- Exercise requirements -
Print the records below exactly, from the line containing "Recreate this image" down to the line containing "plt.rcParams['axes.unicode_minus'] = False", both lines included, and omit every picture.

- Supplied records -
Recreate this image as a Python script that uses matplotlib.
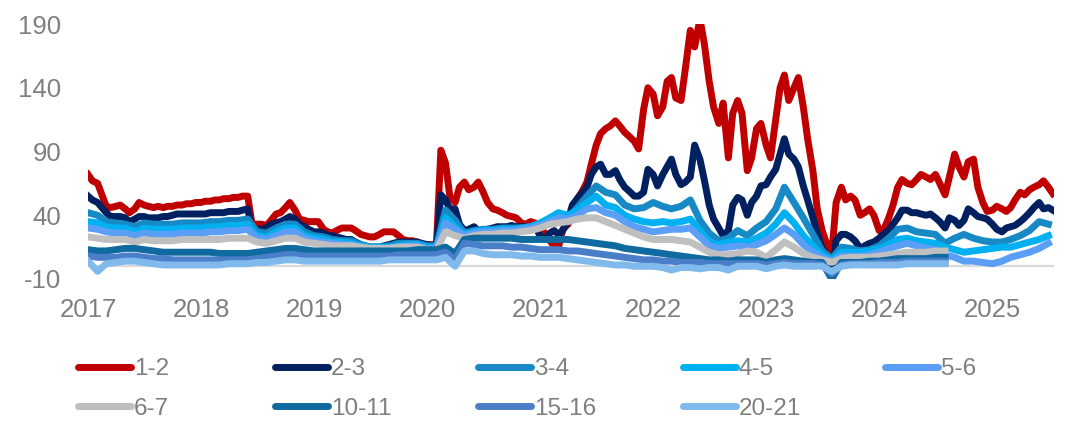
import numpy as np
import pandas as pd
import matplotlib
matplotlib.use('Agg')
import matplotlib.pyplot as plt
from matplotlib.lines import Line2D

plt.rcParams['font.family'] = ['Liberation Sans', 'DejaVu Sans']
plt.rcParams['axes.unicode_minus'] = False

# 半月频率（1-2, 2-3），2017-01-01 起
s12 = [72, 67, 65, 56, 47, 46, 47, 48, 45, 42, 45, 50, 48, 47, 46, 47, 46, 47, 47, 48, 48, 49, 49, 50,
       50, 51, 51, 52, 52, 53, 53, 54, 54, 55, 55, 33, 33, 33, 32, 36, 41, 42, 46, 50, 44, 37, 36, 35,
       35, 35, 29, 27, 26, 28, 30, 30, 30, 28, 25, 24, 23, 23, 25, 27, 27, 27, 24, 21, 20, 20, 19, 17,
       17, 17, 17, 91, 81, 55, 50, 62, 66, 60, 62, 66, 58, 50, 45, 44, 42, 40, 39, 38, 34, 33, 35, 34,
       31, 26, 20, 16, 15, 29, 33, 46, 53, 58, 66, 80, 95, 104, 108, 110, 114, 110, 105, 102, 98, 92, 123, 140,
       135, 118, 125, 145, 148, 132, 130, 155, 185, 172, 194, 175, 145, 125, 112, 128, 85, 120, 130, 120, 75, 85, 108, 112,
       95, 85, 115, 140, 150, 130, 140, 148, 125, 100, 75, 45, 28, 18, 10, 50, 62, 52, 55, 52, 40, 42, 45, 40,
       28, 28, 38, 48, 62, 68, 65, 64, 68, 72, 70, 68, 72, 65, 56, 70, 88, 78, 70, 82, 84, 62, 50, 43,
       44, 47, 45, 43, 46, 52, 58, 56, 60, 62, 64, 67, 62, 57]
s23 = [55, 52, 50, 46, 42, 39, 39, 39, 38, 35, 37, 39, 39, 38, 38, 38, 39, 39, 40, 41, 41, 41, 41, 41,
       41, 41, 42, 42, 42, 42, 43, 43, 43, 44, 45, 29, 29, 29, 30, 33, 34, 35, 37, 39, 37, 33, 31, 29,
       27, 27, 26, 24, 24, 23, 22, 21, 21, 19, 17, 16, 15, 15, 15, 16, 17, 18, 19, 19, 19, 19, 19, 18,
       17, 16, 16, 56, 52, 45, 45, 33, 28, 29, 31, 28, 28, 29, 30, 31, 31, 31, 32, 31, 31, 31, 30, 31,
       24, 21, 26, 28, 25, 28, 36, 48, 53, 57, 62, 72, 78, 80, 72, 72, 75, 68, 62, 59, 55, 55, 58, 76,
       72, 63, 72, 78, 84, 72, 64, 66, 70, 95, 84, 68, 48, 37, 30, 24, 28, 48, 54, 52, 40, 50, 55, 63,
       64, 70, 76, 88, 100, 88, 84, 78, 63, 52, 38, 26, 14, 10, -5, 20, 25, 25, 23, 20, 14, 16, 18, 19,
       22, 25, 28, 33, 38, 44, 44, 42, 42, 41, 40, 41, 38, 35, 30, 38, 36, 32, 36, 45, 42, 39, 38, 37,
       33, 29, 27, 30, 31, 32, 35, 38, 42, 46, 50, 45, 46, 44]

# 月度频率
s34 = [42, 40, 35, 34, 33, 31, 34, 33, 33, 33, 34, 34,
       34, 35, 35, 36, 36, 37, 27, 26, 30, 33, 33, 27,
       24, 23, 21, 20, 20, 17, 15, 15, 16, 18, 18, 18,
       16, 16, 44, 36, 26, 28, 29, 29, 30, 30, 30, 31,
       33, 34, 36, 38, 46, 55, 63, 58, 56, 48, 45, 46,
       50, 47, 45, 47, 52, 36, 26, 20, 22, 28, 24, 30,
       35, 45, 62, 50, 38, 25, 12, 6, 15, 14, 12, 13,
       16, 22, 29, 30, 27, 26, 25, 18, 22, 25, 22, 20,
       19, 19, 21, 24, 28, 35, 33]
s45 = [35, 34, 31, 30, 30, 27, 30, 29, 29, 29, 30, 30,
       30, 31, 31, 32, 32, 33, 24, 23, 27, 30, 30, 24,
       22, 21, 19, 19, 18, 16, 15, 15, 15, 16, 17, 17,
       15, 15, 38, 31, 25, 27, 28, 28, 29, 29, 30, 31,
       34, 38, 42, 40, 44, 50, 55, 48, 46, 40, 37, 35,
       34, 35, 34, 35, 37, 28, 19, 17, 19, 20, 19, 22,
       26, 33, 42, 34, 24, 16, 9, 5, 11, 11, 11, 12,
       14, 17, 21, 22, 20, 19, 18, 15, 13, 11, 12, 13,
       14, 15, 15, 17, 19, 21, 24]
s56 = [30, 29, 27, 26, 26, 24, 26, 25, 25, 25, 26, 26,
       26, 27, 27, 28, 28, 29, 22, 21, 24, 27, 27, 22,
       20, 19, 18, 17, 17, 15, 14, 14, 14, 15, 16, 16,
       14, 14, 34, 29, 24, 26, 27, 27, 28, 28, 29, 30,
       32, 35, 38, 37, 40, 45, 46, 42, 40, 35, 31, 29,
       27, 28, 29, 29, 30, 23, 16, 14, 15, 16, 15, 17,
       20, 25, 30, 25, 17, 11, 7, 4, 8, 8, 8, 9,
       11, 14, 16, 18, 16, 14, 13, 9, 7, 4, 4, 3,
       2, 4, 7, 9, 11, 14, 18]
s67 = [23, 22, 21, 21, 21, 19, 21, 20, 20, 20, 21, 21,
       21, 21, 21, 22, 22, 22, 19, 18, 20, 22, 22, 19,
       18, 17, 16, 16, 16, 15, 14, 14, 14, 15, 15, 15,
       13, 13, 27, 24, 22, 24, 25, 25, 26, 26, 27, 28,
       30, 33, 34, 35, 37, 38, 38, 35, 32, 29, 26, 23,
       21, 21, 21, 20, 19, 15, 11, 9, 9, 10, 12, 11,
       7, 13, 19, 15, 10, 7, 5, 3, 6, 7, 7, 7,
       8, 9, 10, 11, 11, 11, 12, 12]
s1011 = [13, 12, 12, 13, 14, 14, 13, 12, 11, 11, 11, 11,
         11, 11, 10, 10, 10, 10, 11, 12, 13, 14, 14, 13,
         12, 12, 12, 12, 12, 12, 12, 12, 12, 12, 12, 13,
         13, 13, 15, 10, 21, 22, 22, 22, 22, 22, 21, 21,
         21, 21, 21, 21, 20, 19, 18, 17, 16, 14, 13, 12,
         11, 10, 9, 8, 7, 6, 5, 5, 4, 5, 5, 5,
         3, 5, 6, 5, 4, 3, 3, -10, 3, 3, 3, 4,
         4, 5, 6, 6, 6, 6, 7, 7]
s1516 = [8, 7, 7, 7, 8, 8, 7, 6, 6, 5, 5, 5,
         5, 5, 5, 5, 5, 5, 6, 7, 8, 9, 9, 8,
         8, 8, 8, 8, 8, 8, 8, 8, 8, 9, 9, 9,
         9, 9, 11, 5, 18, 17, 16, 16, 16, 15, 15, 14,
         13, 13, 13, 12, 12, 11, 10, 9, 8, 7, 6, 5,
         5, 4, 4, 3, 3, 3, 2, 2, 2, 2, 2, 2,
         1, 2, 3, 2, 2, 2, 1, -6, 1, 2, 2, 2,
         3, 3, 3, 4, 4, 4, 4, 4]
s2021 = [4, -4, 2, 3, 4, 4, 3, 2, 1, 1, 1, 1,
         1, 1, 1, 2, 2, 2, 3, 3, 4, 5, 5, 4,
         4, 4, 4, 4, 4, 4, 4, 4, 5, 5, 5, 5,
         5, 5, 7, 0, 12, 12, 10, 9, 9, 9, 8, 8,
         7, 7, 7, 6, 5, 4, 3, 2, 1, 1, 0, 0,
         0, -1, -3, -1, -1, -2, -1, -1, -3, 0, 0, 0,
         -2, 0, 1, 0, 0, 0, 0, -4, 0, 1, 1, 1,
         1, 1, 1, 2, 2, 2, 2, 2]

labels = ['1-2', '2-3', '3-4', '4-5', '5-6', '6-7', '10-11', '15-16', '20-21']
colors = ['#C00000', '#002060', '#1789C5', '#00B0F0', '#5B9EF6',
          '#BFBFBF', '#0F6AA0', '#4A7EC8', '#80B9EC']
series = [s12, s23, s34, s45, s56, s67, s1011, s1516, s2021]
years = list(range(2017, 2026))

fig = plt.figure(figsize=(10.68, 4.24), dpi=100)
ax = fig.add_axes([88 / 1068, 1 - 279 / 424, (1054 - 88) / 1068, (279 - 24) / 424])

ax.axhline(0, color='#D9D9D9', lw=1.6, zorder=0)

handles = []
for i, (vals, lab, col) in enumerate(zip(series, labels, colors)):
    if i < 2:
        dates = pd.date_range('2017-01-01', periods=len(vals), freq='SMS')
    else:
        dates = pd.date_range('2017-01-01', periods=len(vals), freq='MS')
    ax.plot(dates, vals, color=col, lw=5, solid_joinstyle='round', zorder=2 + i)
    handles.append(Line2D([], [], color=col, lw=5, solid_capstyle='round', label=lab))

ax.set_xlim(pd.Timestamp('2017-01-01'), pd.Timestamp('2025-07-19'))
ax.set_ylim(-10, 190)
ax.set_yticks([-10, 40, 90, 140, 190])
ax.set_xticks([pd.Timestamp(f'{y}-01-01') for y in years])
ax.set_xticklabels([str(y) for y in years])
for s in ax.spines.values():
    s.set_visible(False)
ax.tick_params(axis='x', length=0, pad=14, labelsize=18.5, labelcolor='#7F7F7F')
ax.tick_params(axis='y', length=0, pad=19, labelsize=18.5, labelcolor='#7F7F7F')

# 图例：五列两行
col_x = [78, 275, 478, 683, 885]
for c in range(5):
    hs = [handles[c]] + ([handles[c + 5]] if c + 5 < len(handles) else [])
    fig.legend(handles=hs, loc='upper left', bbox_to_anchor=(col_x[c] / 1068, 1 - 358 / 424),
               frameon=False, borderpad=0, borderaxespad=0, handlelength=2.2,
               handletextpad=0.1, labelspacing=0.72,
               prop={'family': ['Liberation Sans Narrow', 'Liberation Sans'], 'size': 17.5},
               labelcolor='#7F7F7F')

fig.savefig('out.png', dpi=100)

...

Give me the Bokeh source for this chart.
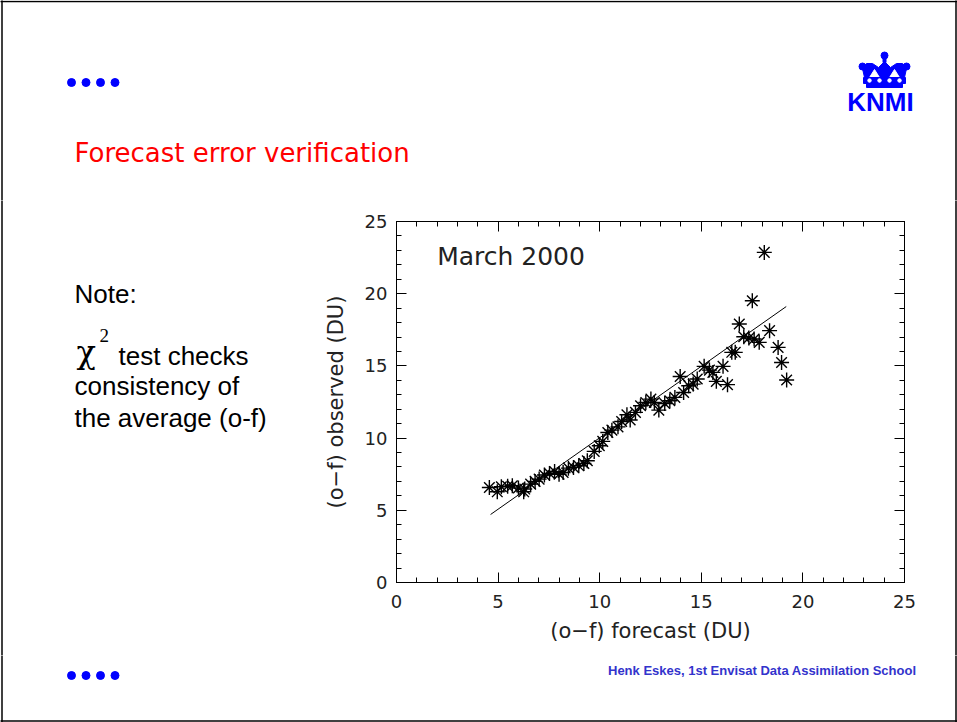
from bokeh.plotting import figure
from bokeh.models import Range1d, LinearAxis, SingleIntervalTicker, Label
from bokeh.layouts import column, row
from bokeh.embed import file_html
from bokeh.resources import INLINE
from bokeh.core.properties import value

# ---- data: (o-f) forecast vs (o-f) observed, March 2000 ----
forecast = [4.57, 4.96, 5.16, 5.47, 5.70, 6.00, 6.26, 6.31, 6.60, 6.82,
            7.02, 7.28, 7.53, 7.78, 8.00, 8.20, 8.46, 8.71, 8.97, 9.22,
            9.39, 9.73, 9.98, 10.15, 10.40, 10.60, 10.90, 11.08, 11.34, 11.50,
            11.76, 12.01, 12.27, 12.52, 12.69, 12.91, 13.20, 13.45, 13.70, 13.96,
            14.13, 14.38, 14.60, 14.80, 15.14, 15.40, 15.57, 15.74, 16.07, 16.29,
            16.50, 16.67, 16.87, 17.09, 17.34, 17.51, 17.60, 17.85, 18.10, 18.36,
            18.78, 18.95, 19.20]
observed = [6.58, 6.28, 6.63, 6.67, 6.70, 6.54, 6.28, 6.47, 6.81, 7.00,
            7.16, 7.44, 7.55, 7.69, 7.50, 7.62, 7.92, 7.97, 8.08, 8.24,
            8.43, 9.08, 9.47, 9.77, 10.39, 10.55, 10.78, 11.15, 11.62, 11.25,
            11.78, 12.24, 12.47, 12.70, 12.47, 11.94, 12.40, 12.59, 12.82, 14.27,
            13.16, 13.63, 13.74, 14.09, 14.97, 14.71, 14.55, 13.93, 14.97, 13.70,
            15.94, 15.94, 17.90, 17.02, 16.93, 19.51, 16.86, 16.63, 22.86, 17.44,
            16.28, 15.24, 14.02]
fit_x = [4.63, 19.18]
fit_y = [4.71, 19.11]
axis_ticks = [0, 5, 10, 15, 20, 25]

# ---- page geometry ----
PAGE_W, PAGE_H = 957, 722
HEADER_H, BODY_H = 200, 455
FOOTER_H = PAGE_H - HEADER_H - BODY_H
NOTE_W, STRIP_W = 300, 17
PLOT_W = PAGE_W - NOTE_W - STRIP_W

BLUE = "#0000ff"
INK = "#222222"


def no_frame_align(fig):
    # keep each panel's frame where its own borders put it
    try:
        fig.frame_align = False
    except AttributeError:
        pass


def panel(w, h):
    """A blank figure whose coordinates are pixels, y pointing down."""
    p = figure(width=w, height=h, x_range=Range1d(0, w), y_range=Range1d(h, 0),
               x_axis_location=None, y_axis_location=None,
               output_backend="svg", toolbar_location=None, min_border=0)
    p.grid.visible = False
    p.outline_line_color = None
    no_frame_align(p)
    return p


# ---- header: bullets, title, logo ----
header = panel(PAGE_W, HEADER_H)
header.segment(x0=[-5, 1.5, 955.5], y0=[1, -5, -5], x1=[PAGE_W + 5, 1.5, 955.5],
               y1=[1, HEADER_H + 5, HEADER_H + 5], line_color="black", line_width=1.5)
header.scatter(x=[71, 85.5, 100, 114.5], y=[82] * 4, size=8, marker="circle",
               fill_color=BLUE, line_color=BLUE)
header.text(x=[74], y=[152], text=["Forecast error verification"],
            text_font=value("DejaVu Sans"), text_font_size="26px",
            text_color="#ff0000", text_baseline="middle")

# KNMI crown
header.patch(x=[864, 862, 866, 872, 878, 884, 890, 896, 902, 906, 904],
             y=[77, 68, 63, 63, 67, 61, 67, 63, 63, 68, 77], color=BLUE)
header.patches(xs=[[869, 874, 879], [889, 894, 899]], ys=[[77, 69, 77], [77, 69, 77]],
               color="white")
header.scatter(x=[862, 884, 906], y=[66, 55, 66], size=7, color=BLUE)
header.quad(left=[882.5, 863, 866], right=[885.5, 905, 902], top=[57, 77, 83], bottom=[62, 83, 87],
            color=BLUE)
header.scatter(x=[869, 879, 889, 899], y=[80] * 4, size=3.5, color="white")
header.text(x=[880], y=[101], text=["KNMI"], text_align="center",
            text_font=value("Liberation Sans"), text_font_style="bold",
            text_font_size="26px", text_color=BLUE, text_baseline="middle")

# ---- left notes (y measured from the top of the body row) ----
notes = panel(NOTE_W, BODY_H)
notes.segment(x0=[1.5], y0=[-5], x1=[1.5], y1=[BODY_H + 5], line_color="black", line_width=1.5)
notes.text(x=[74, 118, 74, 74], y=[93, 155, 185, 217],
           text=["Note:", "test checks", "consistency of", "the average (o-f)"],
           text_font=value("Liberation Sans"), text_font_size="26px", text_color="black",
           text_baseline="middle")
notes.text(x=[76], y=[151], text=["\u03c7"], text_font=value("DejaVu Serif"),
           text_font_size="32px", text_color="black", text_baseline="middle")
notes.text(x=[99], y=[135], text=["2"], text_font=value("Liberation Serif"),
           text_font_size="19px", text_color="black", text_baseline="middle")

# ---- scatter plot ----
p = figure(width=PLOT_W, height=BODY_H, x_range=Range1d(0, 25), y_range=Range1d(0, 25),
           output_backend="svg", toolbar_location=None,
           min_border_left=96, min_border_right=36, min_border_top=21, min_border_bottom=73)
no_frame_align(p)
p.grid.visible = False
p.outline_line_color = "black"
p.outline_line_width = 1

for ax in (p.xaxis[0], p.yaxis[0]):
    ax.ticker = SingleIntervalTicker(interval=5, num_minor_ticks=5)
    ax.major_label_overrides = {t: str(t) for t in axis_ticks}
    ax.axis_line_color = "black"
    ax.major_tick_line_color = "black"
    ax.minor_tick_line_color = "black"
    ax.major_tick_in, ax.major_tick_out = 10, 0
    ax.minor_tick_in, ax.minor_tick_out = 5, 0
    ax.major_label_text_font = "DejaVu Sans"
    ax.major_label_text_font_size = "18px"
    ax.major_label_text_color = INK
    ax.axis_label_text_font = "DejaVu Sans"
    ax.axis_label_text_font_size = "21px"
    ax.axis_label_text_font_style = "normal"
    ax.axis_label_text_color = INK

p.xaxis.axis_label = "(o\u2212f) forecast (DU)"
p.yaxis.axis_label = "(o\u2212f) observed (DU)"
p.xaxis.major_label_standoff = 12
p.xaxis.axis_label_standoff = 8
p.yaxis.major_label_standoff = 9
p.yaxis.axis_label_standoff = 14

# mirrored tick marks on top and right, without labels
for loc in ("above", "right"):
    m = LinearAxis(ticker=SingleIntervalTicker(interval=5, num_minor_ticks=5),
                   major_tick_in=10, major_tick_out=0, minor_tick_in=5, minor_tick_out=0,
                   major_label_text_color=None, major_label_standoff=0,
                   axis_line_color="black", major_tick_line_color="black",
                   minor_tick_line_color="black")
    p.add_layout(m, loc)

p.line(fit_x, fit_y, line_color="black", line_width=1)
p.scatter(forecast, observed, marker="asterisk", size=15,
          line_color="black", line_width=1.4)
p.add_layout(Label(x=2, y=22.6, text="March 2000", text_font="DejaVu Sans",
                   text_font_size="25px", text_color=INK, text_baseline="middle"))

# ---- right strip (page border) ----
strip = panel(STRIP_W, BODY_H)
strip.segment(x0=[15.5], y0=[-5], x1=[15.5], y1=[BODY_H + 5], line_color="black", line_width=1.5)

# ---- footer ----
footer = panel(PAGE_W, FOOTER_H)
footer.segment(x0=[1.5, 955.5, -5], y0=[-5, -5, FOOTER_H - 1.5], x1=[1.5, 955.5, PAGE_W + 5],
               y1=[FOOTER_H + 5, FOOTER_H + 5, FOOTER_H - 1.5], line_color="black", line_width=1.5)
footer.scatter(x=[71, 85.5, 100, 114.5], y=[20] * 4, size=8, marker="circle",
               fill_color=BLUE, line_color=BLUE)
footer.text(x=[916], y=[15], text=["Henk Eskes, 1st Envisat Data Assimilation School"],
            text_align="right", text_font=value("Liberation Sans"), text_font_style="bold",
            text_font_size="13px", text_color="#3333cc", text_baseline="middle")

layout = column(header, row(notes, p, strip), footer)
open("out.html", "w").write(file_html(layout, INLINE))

- Solution for this task -
Recreate this image as a Python script that uses matplotlib.
import numpy as np
import pandas as pd
import matplotlib
matplotlib.use('Agg')
import matplotlib.pyplot as plt
from matplotlib.lines import Line2D

plt.rcParams['font.family'] = ['Liberation Sans', 'DejaVu Sans']
plt.rcParams['axes.unicode_minus'] = False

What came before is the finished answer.